On January 30, 2017, the journal BMC Medicine published a study by Felice Jacka PhD ‘A randomised controlled trial of dietary improvement for adults with major depression’ (82.)

Professor Jacka’s team recruited 67 men and women with moderate to severe depression who reported eating a relatively unhealthy diet. Most were taking antidepressants and/or were in regular psychotherapy. Half of the people were put on a modified Mediterranean diet (Mod Med Diet) and required them to attend dietary support sessions with a nutritionist. The other half continued eating their usual unhealthy diet but were required to attend social support “befriending” sessions.

After 12 weeks, people in the ModiMed diet group saw their scores improve on average Thirty-two per cent. People in the unhealthy diet group improved by only about 8% (82,83).


Carbs aren’t good or bad, it’s just that in the traditional western diet we over-consume too many refined carbs and sugary snacks/drinks, causing blood sugar spikes. Studies have also shown that consumption of diets low in carbohydrate tends to precipitate depression (80) Remember the brain needs the goldilocks effect of Glucose, Not too much, not too little.

In the above study Carbs were approx 37% of the daily intake and those carbohydrates consisted of fruits and vegetables and whole grains. These are more likely to provide a moderate but lasting effect on brain chemistry, mood, and energy level than the high GI foods (80, 82.) Foods that were discouraged were primarily sweets (80,82.) If you do eat high-carb foods make sure you don’t eat them without some fibre, fat, or protein. These will slow down the rate at which the glucose is absorbed into the bloodstream.

Do not eat sweets or starchy foods before bed. This is one of the worst things the hypoglycemic person can do. Your blood sugar will crash during the night, long before your next meal is due. Chances are your adrenals will kick into action, creating restless sleep or that 3 a.m. wake up with anxiety (59)


Evidence suggests that adequate intake of protein may be required in the maintenance of mental health (77.) Proteins are made up of amino acids and are important building blocks of life.

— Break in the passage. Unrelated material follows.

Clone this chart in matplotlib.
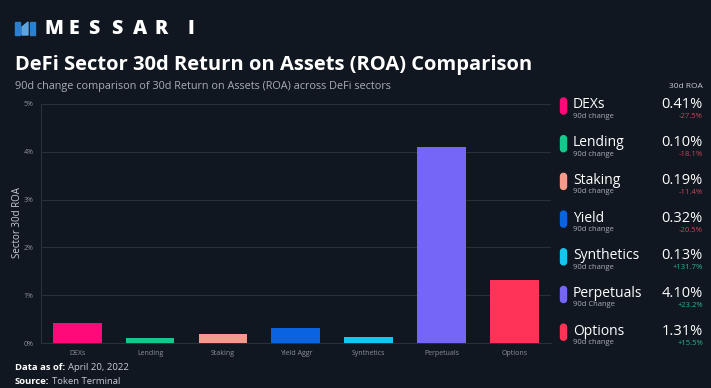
import matplotlib
matplotlib.use("Agg")
import matplotlib.pyplot as plt
from matplotlib.patches import FancyBboxPatch, Polygon

categories = ["DEXs", "Lending", "Staking", "Yield Aggr", "Synthetics", "Perpetuals", "Options"]
legend_names = ["DEXs", "Lending", "Staking", "Yield", "Synthetics", "Perpetuals", "Options"]
roa = [0.41, 0.10, 0.19, 0.32, 0.13, 4.10, 1.31]
change_labels = ["-27.5%", "-18.1%", "-11.4%", "-20.5%", "+131.7%", "+23.2%", "+15.5%"]
change_sub = ["90d change", "90d change", "90d change", "90d change", "90d change", "90d Change", "90d change"]
colors = ["#ff0a78", "#12c98c", "#f59a8a", "#0a63e0", "#12c8f0", "#7467f7", "#ff3358"]
yticks = [0, 1, 2, 3, 4, 5]

BG = "#111720"
W, H = 711, 388
plt.rcParams['font.family'] = ['Open Sans', 'DejaVu Sans']
fig = plt.figure(figsize=(W / 100, H / 100), dpi=100, facecolor=BG)
renderer = fig.canvas.get_renderer()

def px(x, y):
    return x / W, 1 - y / H

# axes
l, r, t, b = 40.7, 551, 104, 343
ax = fig.add_axes([l / W, 1 - b / H, (r - l) / W, (b - t) / H])
ax.set_facecolor(BG)
x = range(len(categories))
ax.bar(x, roa, width=0.67, color=colors, zorder=3)
ax.set_xlim(-0.5, 6.5)
ax.set_ylim(0, 5)
ax.set_yticks(yticks)
ax.set_yticklabels([f"{v}%" for v in yticks], color="#8a8f99", fontsize=5)
ax.set_xticks(list(x))
ax.set_xticklabels(categories, color="#8a8f99", fontsize=5)
ax.tick_params(axis="y", length=0, pad=5)
ax.tick_params(axis="x", length=0, pad=5)
ax.grid(axis="y", color="#2a3039", linewidth=0.8, zorder=0)
for s in ["top", "right"]:
    ax.spines[s].set_visible(False)
ax.spines["left"].set_color("#2a3039")
ax.spines["bottom"].set_color("#2a3039")
fig.text(*px(18, 223), "Sector 30d ROA", color="#c8ccd2", fontsize=7, rotation=90,
         va="center", ha="center")

# logo
for i, (x0, c) in enumerate([(15, "#2a7fd0"), (22, "#5aa6e4"), (30, "#2a7fd0")]):
    pts = [(x0, 35), (x0 + 5, 35), (x0 + 5, 22), (x0, 22)]
    if i == 1:
        pts = [(x0, 27), (x0 + 6, 22), (x0 + 6, 35), (x0, 35)]
    fig.patches.append(Polygon([px(a, bb) for a, bb in pts], closed=True,
                               transform=fig.transFigure, color=c))
for ch, lx in zip("MESSARI", [45, 68, 88, 111, 133, 155, 187]):
    fig.text(*px(lx, 29), ch, color="white", fontsize=14, fontweight="heavy",
             va="center", ha="left")

fig.text(*px(15, 65), "DeFi Sector 30d Return on Assets (ROA) Comparison", color="white",
         fontsize=14.5, fontweight="bold", va="center", ha="left")
fig.text(*px(15, 86), "90d change comparison of 30d Return on Assets (ROA) across DeFi sectors",
         color="#a8adb5", fontsize=7.8, va="center", ha="left")

# legend panel
fig.text(*px(703, 87), "30d ROA", color="#c8ccd2", fontsize=6, va="center", ha="right")
y0, dy = 105, 37.7
for i in range(len(legend_names)):
    yy = y0 + i * dy
    pill = FancyBboxPatch(px(560.5, yy + 9), 6 / W, 16 / H,
                          boxstyle="round,pad=0,rounding_size=0.004",
                          transform=fig.transFigure, color=colors[i],
                          mutation_aspect=W / H)
    fig.patches.append(pill)
    fig.text(*px(573, yy), legend_names[i], color="white", fontsize=10, va="center", ha="left")
    fig.text(*px(573, yy + 11.5), change_sub[i], color="#a8adb5", fontsize=5.5, va="center", ha="left")
    fig.text(*px(703, yy), f"{roa[i]:.2f}%", color="white", fontsize=10.5, va="center", ha="right")
    cc = "#c8465c" if change_labels[i].startswith("-") else "#2db38a"
    fig.text(*px(703, yy + 12), change_labels[i], color=cc, fontsize=5.5, va="center", ha="right")

# footer
def footer(label, value, yy):
    t1 = fig.text(*px(15, yy), label + ":", color="white", fontsize=6.8, fontweight="bold",
                  va="center", ha="left")
    bb = t1.get_window_extent(renderer)
    fig.text(bb.x1 / W + 3 / W, 1 - yy / H, value, color="#c8ccd2", fontsize=6.8,
             va="center", ha="left")

footer("Data as of", "April 20, 2022", 367)
footer("Source", "Token Terminal", 382)

fig.savefig("out.png", dpi=100, facecolor=BG)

As many as 12 amino acids are manufactured in the body itself and remaining 8 (essential amino acids) have to be supplied through diet. A high-quality protein diet contains all essential amino acids. Protein intake and in turn the individual amino acids can affect the brain functioning and mental health (80.)

In the study (82.) Fried food, fast food, processed meat were also discouraged meaning try and get your protein sources from a variety of lean red meat, chicken, fish, eggs and plant based proteins.

Many of the neurotransmitters in the brain are made from amino acids. The neurotransmitter dopamine is made from the amino acid tyrosine and the neurotransmitter serotonin is made from the tryptophan we discussed earlier the effects they can have if we get too much or too little of these produced in the brain.

Dietary Fat (Omega 3)

Dietary fat may also play a role in mental health. The dry weight of the brain is 60 per cent fat (88) and low levels of omega-3 fats and cholesterol are significant risk factors for major depression and suicide (89). Omega-3 fats, which cannot be produced by the body and must be obtained from the diet (77).

Research findings point out that an imbalance in the ratio of the EFAs, namely the omega-6 and omega-3 fatty acids, and/or a deficiency in omega-3 fatty acids, may be responsible for the heightened depressive symptoms associated with low plasma cholesterol (77.)

Studies have shown that Omega 3 Fatty acid, especially DHA, may decrease the development of depression (84,85) and an inverse relationship between dietary omega-3 fatty acids and anxiety disorders has been demonstrated (86). Preliminary evidence suggests that omega-3 supplementation may be beneficial in the treatment of anxiety (87).

Overall a diet that is lower in high starchy carbohydrates in favour of Vegetables, fruits, protein and healthy fats should help lower blood sugar. Everybody is unique and has individual needs, Speak to a professional health and fitness adviser to work out yours.